Start of DATA IN THIS EXERCISE
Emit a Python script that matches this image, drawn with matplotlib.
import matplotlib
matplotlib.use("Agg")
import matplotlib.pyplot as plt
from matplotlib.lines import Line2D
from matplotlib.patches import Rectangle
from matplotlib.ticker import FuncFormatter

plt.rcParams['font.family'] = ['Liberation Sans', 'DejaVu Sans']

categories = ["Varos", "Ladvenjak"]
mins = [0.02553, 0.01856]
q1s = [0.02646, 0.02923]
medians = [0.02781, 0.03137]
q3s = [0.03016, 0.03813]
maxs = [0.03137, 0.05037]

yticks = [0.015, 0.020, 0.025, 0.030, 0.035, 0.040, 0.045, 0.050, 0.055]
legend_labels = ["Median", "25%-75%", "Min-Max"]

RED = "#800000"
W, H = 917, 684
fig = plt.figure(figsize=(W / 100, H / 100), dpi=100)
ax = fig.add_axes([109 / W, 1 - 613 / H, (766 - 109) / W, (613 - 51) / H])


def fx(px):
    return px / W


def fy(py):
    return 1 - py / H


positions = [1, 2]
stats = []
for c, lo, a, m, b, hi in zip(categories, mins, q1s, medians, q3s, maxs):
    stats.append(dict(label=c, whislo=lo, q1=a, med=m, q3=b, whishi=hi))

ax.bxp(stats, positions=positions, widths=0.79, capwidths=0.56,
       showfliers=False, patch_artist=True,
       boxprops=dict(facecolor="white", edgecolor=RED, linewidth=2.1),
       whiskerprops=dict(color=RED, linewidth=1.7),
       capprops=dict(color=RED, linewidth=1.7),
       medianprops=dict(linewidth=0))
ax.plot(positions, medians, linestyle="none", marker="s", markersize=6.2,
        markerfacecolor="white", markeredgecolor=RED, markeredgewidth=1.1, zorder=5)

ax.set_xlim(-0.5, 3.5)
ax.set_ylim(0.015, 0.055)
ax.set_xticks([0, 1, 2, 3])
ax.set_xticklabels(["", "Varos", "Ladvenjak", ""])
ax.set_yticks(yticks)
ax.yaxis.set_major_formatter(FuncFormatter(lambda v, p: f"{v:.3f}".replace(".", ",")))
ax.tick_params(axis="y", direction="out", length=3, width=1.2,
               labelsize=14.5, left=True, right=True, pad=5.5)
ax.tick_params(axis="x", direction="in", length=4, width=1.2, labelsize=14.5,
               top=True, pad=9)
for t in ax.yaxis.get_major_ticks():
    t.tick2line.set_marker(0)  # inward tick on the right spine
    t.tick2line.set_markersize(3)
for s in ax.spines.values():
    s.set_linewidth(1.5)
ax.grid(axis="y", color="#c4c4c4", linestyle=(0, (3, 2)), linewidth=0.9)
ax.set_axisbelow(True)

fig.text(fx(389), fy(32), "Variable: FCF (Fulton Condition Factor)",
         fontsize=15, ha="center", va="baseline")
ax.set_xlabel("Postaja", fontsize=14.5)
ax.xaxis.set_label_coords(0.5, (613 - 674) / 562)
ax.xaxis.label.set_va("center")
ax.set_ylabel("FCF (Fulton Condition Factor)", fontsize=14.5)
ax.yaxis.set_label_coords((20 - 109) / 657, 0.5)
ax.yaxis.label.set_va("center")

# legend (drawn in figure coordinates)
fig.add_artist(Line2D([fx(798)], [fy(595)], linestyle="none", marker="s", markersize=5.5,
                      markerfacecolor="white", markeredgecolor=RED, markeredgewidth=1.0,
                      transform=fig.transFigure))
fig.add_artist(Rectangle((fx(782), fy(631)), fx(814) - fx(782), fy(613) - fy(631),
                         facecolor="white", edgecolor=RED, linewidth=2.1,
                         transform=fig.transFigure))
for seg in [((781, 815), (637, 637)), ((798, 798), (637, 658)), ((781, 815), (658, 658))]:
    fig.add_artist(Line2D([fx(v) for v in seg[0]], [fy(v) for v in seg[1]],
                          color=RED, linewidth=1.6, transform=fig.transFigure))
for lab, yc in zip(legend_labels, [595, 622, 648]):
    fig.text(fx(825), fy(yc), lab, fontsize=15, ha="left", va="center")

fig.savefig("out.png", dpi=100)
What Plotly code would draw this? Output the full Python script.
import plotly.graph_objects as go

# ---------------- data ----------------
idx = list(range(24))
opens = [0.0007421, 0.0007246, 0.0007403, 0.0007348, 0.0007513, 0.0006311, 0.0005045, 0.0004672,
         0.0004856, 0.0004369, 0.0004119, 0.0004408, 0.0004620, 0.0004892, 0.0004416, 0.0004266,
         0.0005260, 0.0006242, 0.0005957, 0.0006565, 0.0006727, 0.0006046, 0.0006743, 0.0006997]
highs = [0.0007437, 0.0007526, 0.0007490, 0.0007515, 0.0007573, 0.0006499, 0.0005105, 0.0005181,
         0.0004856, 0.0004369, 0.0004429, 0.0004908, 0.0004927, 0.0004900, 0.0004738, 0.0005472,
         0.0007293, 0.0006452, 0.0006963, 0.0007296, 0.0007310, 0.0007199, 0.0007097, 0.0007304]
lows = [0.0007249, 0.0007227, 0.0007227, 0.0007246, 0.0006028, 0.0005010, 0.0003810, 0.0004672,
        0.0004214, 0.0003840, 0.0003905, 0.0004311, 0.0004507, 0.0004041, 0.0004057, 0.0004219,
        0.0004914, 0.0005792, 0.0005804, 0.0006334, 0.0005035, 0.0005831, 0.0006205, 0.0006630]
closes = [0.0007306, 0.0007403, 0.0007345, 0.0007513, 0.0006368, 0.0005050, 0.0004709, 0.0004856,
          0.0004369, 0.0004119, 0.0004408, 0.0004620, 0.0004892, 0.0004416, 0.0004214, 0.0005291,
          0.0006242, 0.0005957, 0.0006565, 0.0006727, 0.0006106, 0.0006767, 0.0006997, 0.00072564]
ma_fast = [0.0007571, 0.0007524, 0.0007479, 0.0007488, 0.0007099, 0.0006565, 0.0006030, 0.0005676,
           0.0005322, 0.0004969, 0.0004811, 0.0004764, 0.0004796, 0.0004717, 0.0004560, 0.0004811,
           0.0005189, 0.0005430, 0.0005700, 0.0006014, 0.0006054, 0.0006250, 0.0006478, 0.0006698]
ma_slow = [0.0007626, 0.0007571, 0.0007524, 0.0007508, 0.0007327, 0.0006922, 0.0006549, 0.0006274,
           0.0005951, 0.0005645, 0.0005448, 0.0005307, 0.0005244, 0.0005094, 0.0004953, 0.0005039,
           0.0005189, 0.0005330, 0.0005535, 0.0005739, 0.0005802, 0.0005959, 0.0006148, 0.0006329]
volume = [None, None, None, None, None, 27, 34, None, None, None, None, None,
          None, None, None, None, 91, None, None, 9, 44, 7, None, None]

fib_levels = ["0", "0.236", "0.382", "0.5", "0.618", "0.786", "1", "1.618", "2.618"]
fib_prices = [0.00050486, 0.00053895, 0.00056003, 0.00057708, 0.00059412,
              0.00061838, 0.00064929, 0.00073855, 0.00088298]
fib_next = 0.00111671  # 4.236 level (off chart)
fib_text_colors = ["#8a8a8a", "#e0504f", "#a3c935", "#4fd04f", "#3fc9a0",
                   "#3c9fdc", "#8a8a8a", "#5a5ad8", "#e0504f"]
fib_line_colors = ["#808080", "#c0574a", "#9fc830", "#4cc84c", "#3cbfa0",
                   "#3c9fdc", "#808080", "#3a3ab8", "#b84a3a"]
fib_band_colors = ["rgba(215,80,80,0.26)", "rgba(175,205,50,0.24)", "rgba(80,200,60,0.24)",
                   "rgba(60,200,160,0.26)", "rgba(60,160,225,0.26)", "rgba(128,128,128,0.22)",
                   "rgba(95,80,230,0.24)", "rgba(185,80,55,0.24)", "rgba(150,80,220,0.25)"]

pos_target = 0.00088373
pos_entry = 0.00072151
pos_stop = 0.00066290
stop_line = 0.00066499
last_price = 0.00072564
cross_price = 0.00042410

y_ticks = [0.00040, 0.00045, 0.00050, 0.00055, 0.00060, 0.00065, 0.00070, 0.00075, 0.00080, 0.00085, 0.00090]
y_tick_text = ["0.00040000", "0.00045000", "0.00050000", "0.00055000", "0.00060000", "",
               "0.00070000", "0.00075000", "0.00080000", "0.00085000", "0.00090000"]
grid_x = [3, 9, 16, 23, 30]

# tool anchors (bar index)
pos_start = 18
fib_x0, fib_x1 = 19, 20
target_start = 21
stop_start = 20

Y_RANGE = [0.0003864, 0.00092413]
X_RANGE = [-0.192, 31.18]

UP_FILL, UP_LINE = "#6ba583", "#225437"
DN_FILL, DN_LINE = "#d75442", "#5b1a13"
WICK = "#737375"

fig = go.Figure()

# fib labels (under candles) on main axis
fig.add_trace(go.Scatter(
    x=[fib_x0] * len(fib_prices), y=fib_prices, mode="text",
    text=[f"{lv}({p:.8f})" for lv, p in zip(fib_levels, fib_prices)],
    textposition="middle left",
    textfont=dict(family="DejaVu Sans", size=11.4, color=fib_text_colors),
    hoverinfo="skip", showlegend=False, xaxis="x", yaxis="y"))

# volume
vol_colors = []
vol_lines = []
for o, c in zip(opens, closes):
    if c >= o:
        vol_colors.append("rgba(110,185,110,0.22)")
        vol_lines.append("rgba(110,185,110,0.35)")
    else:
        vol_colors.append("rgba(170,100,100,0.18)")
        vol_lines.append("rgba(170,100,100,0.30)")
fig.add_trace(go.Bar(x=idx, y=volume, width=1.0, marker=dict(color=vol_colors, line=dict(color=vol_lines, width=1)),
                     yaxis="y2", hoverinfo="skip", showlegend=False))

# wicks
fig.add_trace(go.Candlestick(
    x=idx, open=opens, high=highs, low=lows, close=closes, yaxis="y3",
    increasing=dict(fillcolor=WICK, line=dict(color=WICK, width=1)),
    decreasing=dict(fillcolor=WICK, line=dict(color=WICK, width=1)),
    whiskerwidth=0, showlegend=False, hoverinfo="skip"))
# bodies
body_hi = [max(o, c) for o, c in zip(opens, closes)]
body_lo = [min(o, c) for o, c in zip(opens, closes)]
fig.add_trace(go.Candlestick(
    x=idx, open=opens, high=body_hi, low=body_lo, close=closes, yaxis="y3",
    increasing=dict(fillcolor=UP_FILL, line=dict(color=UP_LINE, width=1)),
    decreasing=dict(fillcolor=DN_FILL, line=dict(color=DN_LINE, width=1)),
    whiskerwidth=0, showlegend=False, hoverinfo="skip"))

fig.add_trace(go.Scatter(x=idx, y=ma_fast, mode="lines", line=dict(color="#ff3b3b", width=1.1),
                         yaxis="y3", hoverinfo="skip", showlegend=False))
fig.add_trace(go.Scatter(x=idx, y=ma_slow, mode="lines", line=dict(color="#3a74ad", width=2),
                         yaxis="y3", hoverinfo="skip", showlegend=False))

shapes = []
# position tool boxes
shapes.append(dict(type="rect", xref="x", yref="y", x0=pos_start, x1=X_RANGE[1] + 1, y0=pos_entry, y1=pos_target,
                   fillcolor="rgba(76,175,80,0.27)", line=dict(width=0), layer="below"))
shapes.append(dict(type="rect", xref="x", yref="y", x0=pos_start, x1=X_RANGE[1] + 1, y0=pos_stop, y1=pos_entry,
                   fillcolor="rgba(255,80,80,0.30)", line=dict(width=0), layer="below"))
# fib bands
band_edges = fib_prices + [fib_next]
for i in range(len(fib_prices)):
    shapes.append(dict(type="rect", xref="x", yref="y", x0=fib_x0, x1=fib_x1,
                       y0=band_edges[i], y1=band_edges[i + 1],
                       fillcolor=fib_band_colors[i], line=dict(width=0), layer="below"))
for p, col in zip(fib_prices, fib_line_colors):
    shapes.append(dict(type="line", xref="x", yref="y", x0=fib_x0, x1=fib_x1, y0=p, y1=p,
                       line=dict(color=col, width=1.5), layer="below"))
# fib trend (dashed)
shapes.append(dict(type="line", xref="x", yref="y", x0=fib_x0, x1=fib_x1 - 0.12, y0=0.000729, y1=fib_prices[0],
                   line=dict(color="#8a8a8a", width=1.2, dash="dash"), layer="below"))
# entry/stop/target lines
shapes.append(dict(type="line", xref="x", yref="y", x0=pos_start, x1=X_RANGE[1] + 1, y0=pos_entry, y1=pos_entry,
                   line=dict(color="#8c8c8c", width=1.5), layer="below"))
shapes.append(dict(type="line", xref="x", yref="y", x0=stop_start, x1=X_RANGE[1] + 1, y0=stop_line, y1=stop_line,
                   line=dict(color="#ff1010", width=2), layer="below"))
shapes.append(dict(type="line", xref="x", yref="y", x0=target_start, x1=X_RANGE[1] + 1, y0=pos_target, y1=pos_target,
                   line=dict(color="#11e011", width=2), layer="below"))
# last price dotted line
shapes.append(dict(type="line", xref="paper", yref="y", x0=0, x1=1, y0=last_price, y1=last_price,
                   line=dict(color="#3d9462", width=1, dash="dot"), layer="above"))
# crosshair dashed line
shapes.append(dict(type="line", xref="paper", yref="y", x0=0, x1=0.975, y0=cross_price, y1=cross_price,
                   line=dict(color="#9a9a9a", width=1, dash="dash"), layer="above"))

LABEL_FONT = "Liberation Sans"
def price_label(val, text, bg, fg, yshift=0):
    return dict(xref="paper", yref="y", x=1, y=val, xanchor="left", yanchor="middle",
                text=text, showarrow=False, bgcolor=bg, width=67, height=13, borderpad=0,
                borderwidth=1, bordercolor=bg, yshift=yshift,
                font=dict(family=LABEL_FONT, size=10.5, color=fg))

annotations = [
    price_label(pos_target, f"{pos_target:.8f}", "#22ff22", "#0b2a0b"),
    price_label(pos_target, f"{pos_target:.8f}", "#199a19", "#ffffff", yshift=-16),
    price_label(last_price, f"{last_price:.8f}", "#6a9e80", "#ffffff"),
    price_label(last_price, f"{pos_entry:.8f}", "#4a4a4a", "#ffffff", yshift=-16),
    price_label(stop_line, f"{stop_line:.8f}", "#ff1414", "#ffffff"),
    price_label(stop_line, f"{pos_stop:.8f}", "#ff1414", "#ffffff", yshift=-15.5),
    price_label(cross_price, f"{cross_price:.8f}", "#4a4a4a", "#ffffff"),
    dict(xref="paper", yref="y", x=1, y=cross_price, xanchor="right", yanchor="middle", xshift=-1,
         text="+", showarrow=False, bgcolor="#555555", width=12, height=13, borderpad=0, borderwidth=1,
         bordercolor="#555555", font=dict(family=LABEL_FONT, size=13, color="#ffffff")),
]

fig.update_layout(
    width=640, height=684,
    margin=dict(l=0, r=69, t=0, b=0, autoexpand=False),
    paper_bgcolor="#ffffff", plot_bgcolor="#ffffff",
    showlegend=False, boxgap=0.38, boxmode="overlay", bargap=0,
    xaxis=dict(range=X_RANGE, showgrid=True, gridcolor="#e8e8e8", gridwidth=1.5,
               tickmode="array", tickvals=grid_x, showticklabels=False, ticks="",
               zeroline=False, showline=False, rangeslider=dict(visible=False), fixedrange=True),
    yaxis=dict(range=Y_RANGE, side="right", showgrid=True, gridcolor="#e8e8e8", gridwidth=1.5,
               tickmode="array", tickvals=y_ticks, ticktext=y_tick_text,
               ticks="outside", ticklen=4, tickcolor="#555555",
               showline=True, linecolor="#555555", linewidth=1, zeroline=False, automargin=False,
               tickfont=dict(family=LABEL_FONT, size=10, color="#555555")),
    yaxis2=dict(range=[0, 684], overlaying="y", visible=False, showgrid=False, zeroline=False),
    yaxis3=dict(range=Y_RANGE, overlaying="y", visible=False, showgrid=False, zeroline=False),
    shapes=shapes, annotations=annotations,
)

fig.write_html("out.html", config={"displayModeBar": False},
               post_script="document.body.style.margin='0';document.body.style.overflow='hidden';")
End of DATA IN THIS EXERCISE
- **EXERCISE**
Find the lines that include the string "matplotlib", then copy each of them.

- **REPLY TO THE EXERCISE**
Emit a Python script that matches this image, drawn with matplotlib.
import matplotlib
matplotlib.use("Agg")
import matplotlib.pyplot as plt
from matplotlib.lines import Line2D
from matplotlib.patches import Rectangle
from matplotlib.ticker import FuncFormatter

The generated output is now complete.